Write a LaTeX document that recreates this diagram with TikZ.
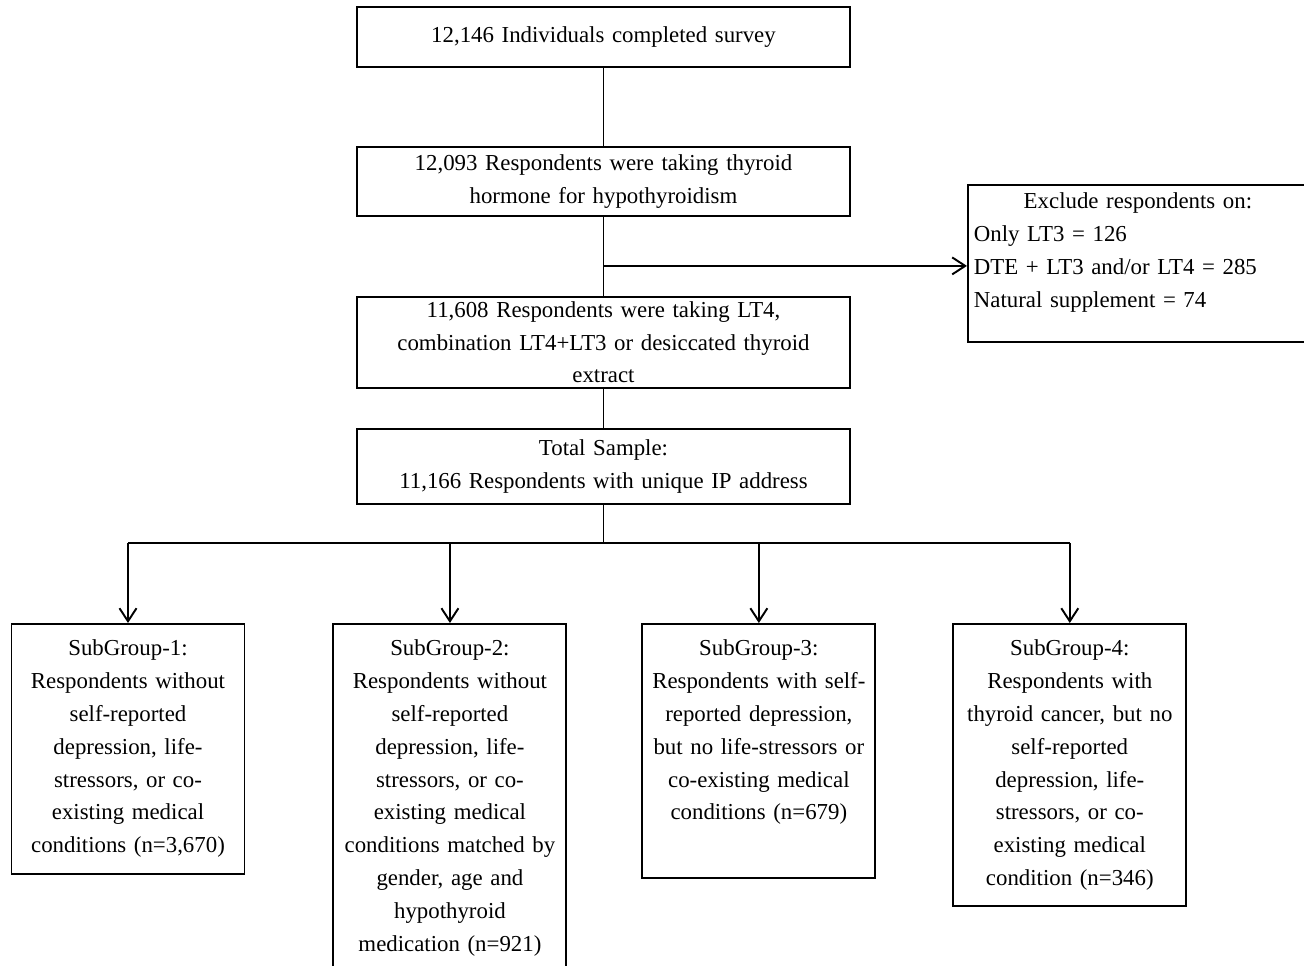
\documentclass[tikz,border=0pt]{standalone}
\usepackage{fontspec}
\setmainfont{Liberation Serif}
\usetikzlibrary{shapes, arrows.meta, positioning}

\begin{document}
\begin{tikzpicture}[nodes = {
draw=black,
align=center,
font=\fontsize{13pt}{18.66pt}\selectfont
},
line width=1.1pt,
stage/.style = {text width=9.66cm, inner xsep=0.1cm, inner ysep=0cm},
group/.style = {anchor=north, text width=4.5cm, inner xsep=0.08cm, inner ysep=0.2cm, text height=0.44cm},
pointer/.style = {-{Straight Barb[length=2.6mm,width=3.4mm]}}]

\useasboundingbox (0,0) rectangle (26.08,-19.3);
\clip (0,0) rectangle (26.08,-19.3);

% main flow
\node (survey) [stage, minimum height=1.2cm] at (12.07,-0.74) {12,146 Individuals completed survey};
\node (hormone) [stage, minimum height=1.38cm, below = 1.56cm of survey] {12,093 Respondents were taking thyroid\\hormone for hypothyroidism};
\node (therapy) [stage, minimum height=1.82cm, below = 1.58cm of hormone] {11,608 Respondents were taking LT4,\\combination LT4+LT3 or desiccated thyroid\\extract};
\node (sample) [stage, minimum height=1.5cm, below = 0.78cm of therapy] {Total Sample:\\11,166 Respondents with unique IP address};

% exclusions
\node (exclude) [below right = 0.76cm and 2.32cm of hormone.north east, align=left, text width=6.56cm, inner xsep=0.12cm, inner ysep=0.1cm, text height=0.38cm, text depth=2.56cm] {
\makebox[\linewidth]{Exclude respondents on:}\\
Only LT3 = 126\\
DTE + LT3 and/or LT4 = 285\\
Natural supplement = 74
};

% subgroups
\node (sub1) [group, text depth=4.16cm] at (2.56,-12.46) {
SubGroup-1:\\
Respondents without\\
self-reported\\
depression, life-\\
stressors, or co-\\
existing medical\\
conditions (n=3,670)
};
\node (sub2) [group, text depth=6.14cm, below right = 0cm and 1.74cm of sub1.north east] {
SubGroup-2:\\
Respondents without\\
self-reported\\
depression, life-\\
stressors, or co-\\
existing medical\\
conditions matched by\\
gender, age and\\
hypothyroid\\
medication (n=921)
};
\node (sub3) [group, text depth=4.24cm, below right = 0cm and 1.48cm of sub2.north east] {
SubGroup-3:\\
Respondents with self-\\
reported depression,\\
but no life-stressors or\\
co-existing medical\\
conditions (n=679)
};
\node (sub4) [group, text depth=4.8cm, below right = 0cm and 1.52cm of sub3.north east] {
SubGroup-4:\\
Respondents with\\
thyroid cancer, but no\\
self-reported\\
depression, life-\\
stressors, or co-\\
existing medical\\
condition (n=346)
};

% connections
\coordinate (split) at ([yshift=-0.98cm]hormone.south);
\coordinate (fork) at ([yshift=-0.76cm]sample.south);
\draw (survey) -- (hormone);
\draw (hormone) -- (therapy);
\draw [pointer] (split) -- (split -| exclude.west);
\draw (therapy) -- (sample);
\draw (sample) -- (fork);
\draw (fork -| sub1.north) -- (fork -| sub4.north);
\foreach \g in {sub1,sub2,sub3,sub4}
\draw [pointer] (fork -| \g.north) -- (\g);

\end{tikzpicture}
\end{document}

--

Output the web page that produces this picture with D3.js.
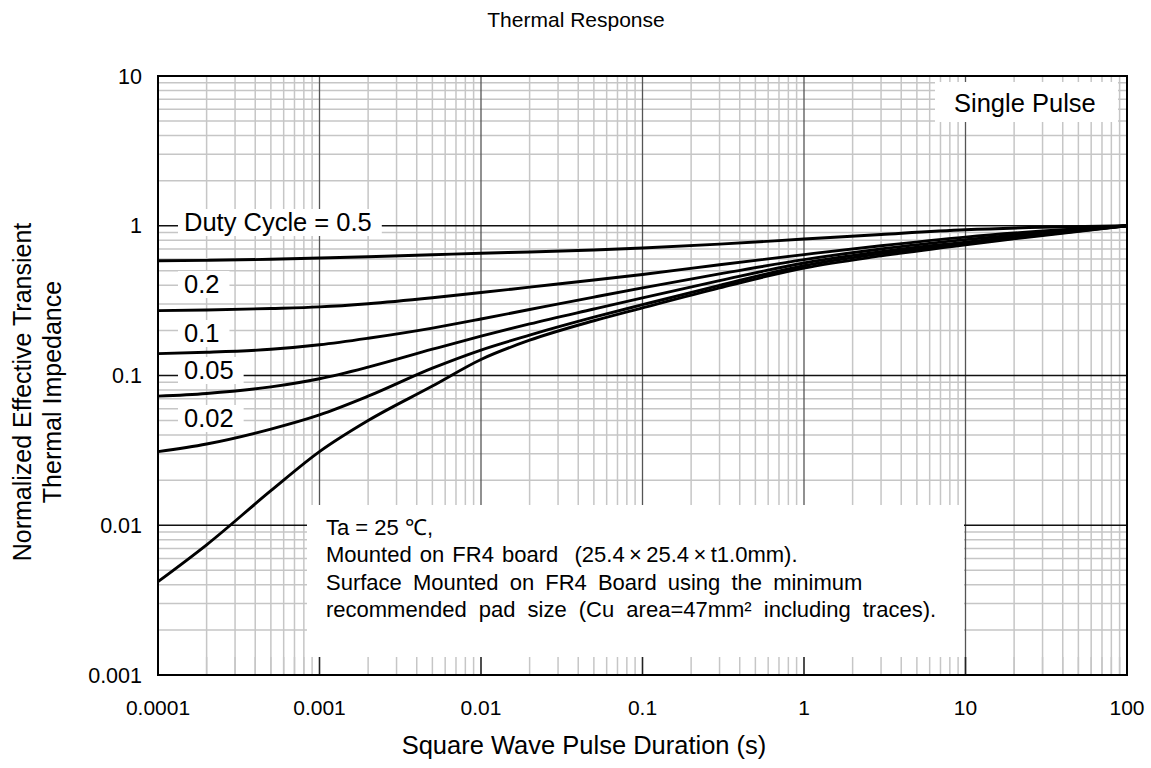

▸ **Task directions**
Above are records; repeat only the lines from the line with "Write a LaTeX" through the line with "(sample) [stage, minimum", and leave pictures out.

▸ **Result of this exercise**
Write a LaTeX document that recreates this diagram with TikZ.
\documentclass[tikz,border=0pt]{standalone}
\usepackage{fontspec}
\setmainfont{Liberation Serif}
\usetikzlibrary{shapes, arrows.meta, positioning}

\begin{document}
\begin{tikzpicture}[nodes = {
draw=black,
align=center,
font=\fontsize{13pt}{18.66pt}\selectfont
},
line width=1.1pt,
stage/.style = {text width=9.66cm, inner xsep=0.1cm, inner ysep=0cm},
group/.style = {anchor=north, text width=4.5cm, inner xsep=0.08cm, inner ysep=0.2cm, text height=0.44cm},
pointer/.style = {-{Straight Barb[length=2.6mm,width=3.4mm]}}]

\useasboundingbox (0,0) rectangle (26.08,-19.3);
\clip (0,0) rectangle (26.08,-19.3);

% main flow
\node (survey) [stage, minimum height=1.2cm] at (12.07,-0.74) {12,146 Individuals completed survey};
\node (hormone) [stage, minimum height=1.38cm, below = 1.56cm of survey] {12,093 Respondents were taking thyroid\\hormone for hypothyroidism};
\node (therapy) [stage, minimum height=1.82cm, below = 1.58cm of hormone] {11,608 Respondents were taking LT4,\\combination LT4+LT3 or desiccated thyroid\\extract};
\node (sample) [stage, minimum height=1.5cm, below = 0.78cm of therapy] {Total Sample:\\11,166 Respondents with unique IP address};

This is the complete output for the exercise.